Mankiws Lob für talentierte Superstars wie Steven Jobs, J.K. Rowling und Steven Spielberg blüht schnell in ein allgemeines Argument, dass Arbeitnehmer in wettbewerbsfähigen Arbeitsmärkten genau das bezahlt bekommen, was sie verdienen.
Das ist natürlich Musik in den Ohren der Bezieher der hohen Einkommen, und fördert damit einen sehr menschlichen Wunsch, daran zu glauben, dass die Welt gerecht ist, schreibt Nancy Folbre dazu in einem Beitrag für das Blog Washington Center for Equitable Growth.
Dieses Argument basiert auf neoklassischen ökonomischen Theorien, welche die Domäne der menschlichen Wahlmöglichkeiten in engen Bedingungen definieren, und die Auswirkungen von z.B. Pech, schlecht funktionierenden Märkten und Ungleichheiten minimieren, betont die Wirtschaftsprofessorin emeritus an der University of Massachusetts, Amherst.
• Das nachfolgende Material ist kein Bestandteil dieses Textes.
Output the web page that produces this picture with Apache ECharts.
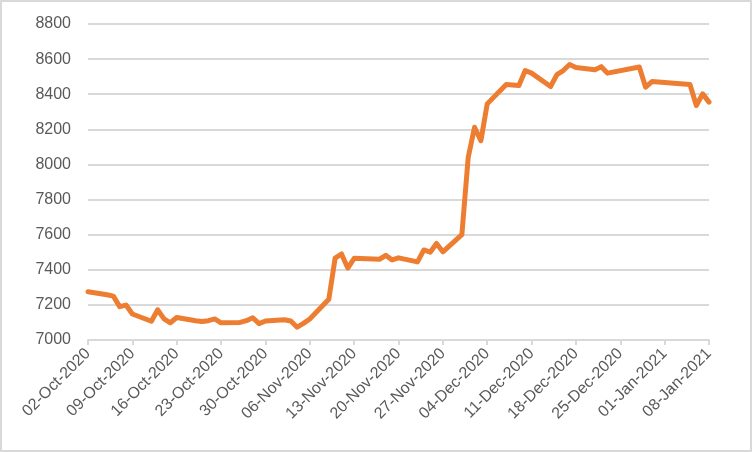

Mankiws Argument lässt daher Raum für „schlechtes Verhalten“ von Unternehmen, welches in engen Voraussetzungen als „gaming the system“ angesehen wird. Was aber der ehemalige Wirtschaftsberater von Präsident George W. Bush am meisten bedauert, ist die staatliche Einmischung in das System.
Das durchschnittliche Jahreseinkommen von Privatpersonen (25-34 Jahre) in den USA, Graph: Nancy Folbre in: „Just deserts? Earnings inequality and bargaining power in the US economy“, Oct 2016.
Die meisten Ökonomen teilen jedoch solche Ansichten nicht ausdrücklich. Aber die lange Ausbildung in Jahren mit neoklassischen Wirtschaftstheorien prädisponiert sie zu der Ansicht, dass die perfekt wettbewerbsfähigen Märkte gerechte und effiziente Ergebnisse liefern.
So betrachten sie „rent seeking“ oder die Bemühungen darum, auf Kosten anderer reich zu werden, durch die (vergleichende) Linse von hypothetischen Marktergebnissen, erklärt Folbre weiter. Und so wird die Einflussnahme der Meritokratie auf dem Markt gerechtfertigt.
Das Median-Einkommen von jungen Frauen nach Ausbildung in den USA, Graph: Nancy Folbre in: „Just deserts? Earnings inequality and bargaining power in the US economy“, Oct 2016.
Aus dieser Sicht können laut Folbre die Bemühungen um die Erhöhung des Mindestlohns als unfair angesehen werden, genauso wie die Vergütungspraktiken von Firmenvorständen und anderen gut betuchten Top-Managern.
Wie die neoklassische Wirtschaftstheorie ist aber auch dieser Ansatz zu eng. Wettbewerbsmärkte umfassen einen relativ kleinen Teil einer Volkswirtschaft, dominiert von grossen multinationalen Konzernen und Firmen.
Die Bemühungen, auf Kosten anderer reich zu werden, entfällt auf die akademische Rubrik von Verteilungskonflikten. Formen der kollektiven Verhandlungsmacht, die auf Staatsbürgerschaft, Klasse, Rasse, ethnischer Herkunft und Geschlecht basieren, beeinflussen die Ressourcen, die die Menschen auf den Arbeitsmarkt mitbringen, schlussfolgert Folbre in ihrem Working Paper.
Einige leisten mehr und einige weniger für die Gesellschaft. Keine/r von uns bekommt aber das, was sie/er verdient. Ein Unterschied zwischen den Reichen und uns ist, dass die Reichen mehr Geld haben.